刘能状似无意地问:“可请到好的大夫为你娘治疗眼疾了?我可以帮你寻一个医术高明的大夫,全了你的孝子之心。”
“无功不受禄,小人实在怕报答不了刘公公的恩情。”刘彬心里暗暗竖起戒备,面上一派受宠若惊。
“无妨,你如今的身份也算是我的义子,帮你不过是分内之事。”直到这个时候,刘能这才道出了自己的目的,“你说呢,刘彬?”刘彬阖上双眼,轻声道:“是,义父。”认贼作父又如何?世道艰难,刘彬不过是想保全自己和家人。
“很好。”刘能点点头,愉悦地说:“你跟在钱谨身边,可有发现什么?”
刘彬思索片刻,半真半假地说:“钱谨始终没有卸下对我的猜疑,留我在身边大概是为了查我的底细。这些日子他对我多有试探,我不敢轻举妄动。”
刘能听完只是点点头,随口应道:“钱谨此人心机深重,生性多疑,你能留在他身边这么久,已是不易。”
刘彬此刻的确很不容易。
她不想站到刘能的阵营里去赴汤蹈火,但又不能让刘能觉得自己毫无用处,不然多半是要危及自身和家人的性命。
好在刘能不像刘爷那样蛮不讲理,没有非要刘彬立马拿出成果。
“你多加留心钱谨的一举一动,如他一旦查刘彬身份,可以直接报与我。只要你听话,我不会亏待你和你母亲。”
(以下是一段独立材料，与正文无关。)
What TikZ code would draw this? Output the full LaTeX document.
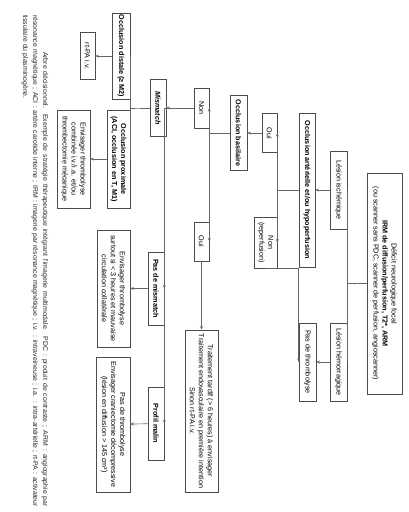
\documentclass[tikz,border=0pt]{standalone}
\usepackage{fontspec}
\setmainfont{Liberation Sans}
\usetikzlibrary{arrows.meta}
\tikzset{   block/.style = {draw=black!70, fill=white, line width=0.6pt, rectangle, align=center, inner sep=1pt, font=\fontsize{7.2}{9}\selectfont},
            title/.style = {block, font=\fontsize{7.2}{9}\selectfont\bfseries},
            link/.style = {draw=black!60, line width=0.6pt},
            legend/.style = {text width=492pt, align=justify, inner sep=0pt, text=black!85, font=\fontsize{6.9}{10}\selectfont},
            >={Stealth[length=3.5pt, width=3pt]}}

\begin{document}
\begin{tikzpicture}[x=1pt, y=1pt, rotate=-90, transform shape]
    \useasboundingbox (0,0) rectangle (512,408);
    \node[block, minimum width=221pt, minimum height=35pt](irm)at(283.5,384.5){Déficit neurologique focal\\\textbf{IRM de diffusion/perfusion, T2*, ARM}\\(ou scanner sans PDC, scanner de perfusion, angioscanner)};
    \node[block, minimum width=78pt, minimum height=17pt](isch)at(190,338.5){Lésion ischémique};
    \node[block, minimum width=78pt, minimum height=17pt](hemo)at(362,338.5){Lésion hémorragique};
    \node[title, minimum width=154pt, minimum height=16pt](occart)at(190,307){Occlusion artérielle et/ou hypoperfusion};
    \node[block, minimum width=78pt, minimum height=17pt](pasthr)at(362,307.5){Pas de thrombolyse};
    \draw[link](irm.south)--++(0,-9)coordinate(b1);
    \draw[link](isch.north)-|(b1)|-(hemo.north);
    \draw[link, ->](isch)--(occart);
    \draw[link, ->](hemo)--(pasthr);

    \node[block, minimum width=39pt, minimum height=15pt](oui1)at(133,269.5){Oui};
    \node[block, minimum width=51pt, minimum height=23pt](non1)at(242.5,265.5){Non\\(reperfusion)};
    \draw[link](occart.south)--++(0,-7)coordinate(b2);
    \draw[link, ->](b2)|-(oui1.north);
    \draw[link, ->](b2)|-(non1.north);
    \draw[link, ->](non1.east)|-(pasthr.south);

    \node[title, minimum width=75pt, minimum height=17pt](basil)at(133,238.5){Occlusion basilaire};
    \draw[link, ->](oui1)--(basil);
    \node[block, minimum width=40pt, minimum height=15pt](non2)at(108,201.5){Non};
    \node[block, minimum width=39pt, minimum height=15pt](oui2)at(241.5,201.5){Oui};
    \node[block, minimum width=162pt, minimum height=33pt](tardif)at(411,201.5){Traitement tardif (> 6 heures) à envisager\\Traitement endovasculaire en première intention\\Sinon rt-PA i.v.};
    \draw[link](basil.south)--++(0,-7)coordinate(b3);
    \draw[link, ->](b3)|-(non2.north);
    \draw[link, ->](b3)|-(oui2.north);
    \draw[link, ->](oui2)--(tardif);

    \node[title, minimum width=57pt, minimum height=16pt](mismatch)at(108,158){\itshape Mismatch};
    \node[title, minimum width=73pt, minimum height=16pt](pasmis)at(288.5,156){Pas de mismatch};
    \node[title, minimum width=73pt, minimum height=16pt](malin)at(423.5,156){Profil malin};
    \coordinate(b4)at(108,178);
    \draw[link, ->](non2)--(mismatch);
    \draw[link, ->](b4)|-(pasmis.north);
    \draw[link, ->](b4)|-(malin.north);

    \node[title, minimum width=86pt, minimum height=18pt](distale)at(56,121){Occlusion distale (≥ M2)};
    \node[title, minimum width=98pt, minimum height=23pt](proxi)at(159,118.5){Occlusion proximale\\(ACI, occlusion en T, M1)};
    \draw[link](mismatch.south)--++(0,-10)coordinate(b5);
    \draw[link](distale.north)-|(b5)|-(proxi.north);

    \node[block, minimum width=47pt, minimum height=15pt](rtpa)at(56,87.5){rt-PA i.v.};
    \node[block, minimum width=98pt, minimum height=33pt](combi)at(159,73.5){Envisager thrombolyse\\combinée i.v./i.a. et/ou\\thrombectomie mécanique};
    \node[block, minimum width=117pt, minimum height=33pt](surtout)at(288.5,113.5){Envisager thrombolyse\\surtout si < 3 heures et mauvaise\\circulation collatérale};
    \node[block, minimum width=135pt, minimum height=34pt](cranie)at(424.5,113){Pas de thrombolyse\\Envisager craniectomie décompressive\\(lésion en diffusion > 145 cm³)};
    \draw[link, ->](distale)--(rtpa);
    \draw[link, ->](proxi)--(combi);
    \draw[link, ->](pasmis)--(surtout);
    \draw[link, ->](malin)--(cranie);

    \node[legend](legende)at(261,35){\hspace*{37pt}Arbre décisionnel. Exemple de stratégie thérapeutique intégrant l'imagerie multimodale. PDC : produit de contraste ; ARM : angiographie par\linebreak résonance magnétique ; ACI : artère carotide interne ; IRM : imagerie par résonance magnétique ; i.v. : intraveineuse ; i.a. : intra-artérielle ; rt-PA : activateur\linebreak tissulaire du plasminogène.};
\end{tikzpicture}
\end{document}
听到这话,刘彬有些恍然,被刘爷压迫剥削的往事涌上心头,刘彬心里五味杂陈。
这话的诱惑力太大了,她女扮男装加入锦衣卫,归根结底不过是想有朝一日能够堂堂正正的活着,再不用仰人鼻息讨生活。
压下心头翻涌的情绪,刘彬诚惶诚恐地说:“刘公公抬举,小人不胜欣喜。”
刘能这才露出了一个真心实意的笑来,他又提点了两句,才把刘彬放走。
刘彬行尸走肉一般回到宫门外,神情呆滞。感到手心有些瘙痒,她摊开手一看,那根狗尾巴草在不知不觉中被刘彬揉成了一团,草色烂在掌心里,一片泥泞。
“喂!你聋了?!”有人忽然在刘彬耳边吼了一句,把她乱成一团的思绪拉了回来。
刘彬转头看着面前一脸愤然的明徽,“怎么了?”
不知是跑的,还是气的,明徽的小脸通红,瞪着一双眼睛,劈头盖脸一通指责:“刚刚督主叫你你怎么不在?是不是到哪里偷懒去了!我一定要告诉督主,让他把你赶走!”
自从刘彬被调过来,他就失业了,原本属于自己的活都被刘彬抢占,虽然大多数时候都是督主支使刘彬干这干那,但肯定是因为刘彬太碍眼了!
听着明徽气冲冲的话语,刘彬沉默片刻,暗含希冀:“你去吧。”
真能把她赶走就好了,她就不用进退两难了。
明徽被噎了一下,气鼓鼓地盯着刘彬,看上去活像是河豚。
刘彬没心思跟小孩子计较,问道:“督主找我有什么事?”
明徽重重地哼一声,别过头去。
哦,那就是没什么大事,刘彬见状放宽了心。通过这段时日的相处,刘彬对这个小长随了解是最多的。或许是年纪小不懂事的缘故,明徽对钱谨有着近乎着迷的崇拜,是不会用钱谨来和她置气的。